Hot-air roasting vs drum roasting
One might wonder whether hot-air roasting (convectional) or drum roasting results in a more balanced coffee? Honestly speaking, and this might not sound in line with current “artisanal drum roasting” movement, I would rather pick a hot air roaster than a drum roaster. The main reason for that lies within the heat transfer to the bean.
Convection is more effective in heating the bean through and through than a drum roaster. A drum roaster is based on heat transfer using a mix of both conduction and convection. Conduction is heat transfer by touching a surface whereas convection is heat transfer via air. Speaking of the drum roaster, it could result in a not fully roasted coffee bean. So, the surface of the bean could be already dark and oily and the inside is still underdeveloped. When it comes to flavour, an underdeveloped bean could lead to green and grassy notes mixed with an unpleasant bitter taste of the burnt bean surface.
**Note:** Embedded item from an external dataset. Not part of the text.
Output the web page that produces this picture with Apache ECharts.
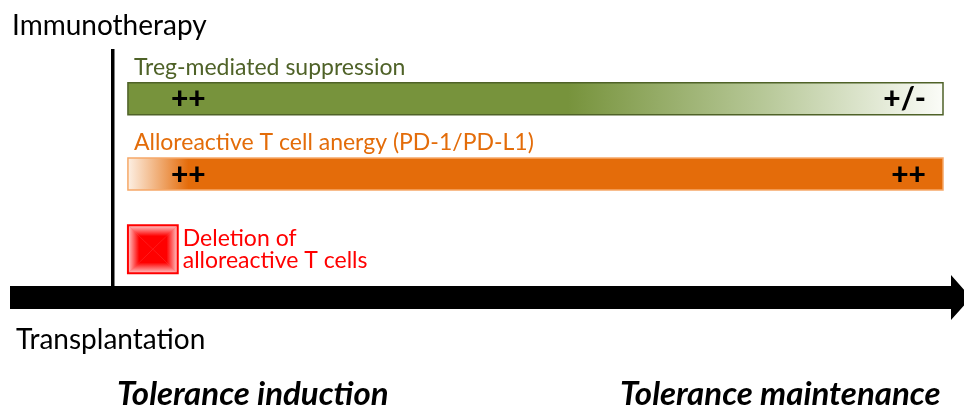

In the end, it all comes down to the roaster. Nevertheless, a skilful roaster might make more reproducible results on a convectional roaster. This might not sound as alluring and emotional as a drum roaster. I understand that a drum roaster is how the customers want to perceive an artisanal roaster when they consider buying their coffee outside of a supermarket. From a science point of view, I would pick a convectional hot air roaster in the long run.
How bitter is caffeine?
So how about caffeine, one might ask? Caffeine is also a bitter tastant besides keeping us awake and stimulating our central nervous system. Caffeine makes up around 10 – 20 % of the coffee’s bitter taste. It is often cited that caffeine undergoes thermal degradation during the roasting which is not entirely true. Caffeine contents remain mostly the same during roasting (~ 5 – 10 % loss). So yes, caffeine contributes to the overall bitter taste. When it comes to roasting, it does not play a huge role in which kind of setup one uses.
So, what can we draw as a conclusion? Roasting coffee remains art and science. There is no easy answer to the perfect roast. Any roast is highly dependent on the green coffee, its constitution, the processing, the roasters architecture, and the brewing method. The key to a “perfect coffee” is the perfect balance of taste and flavour. In my opinion, the perfect balance lies within mild acidity and mild bitterness with an intense and diverse flavour dependent on the consumer’s desires.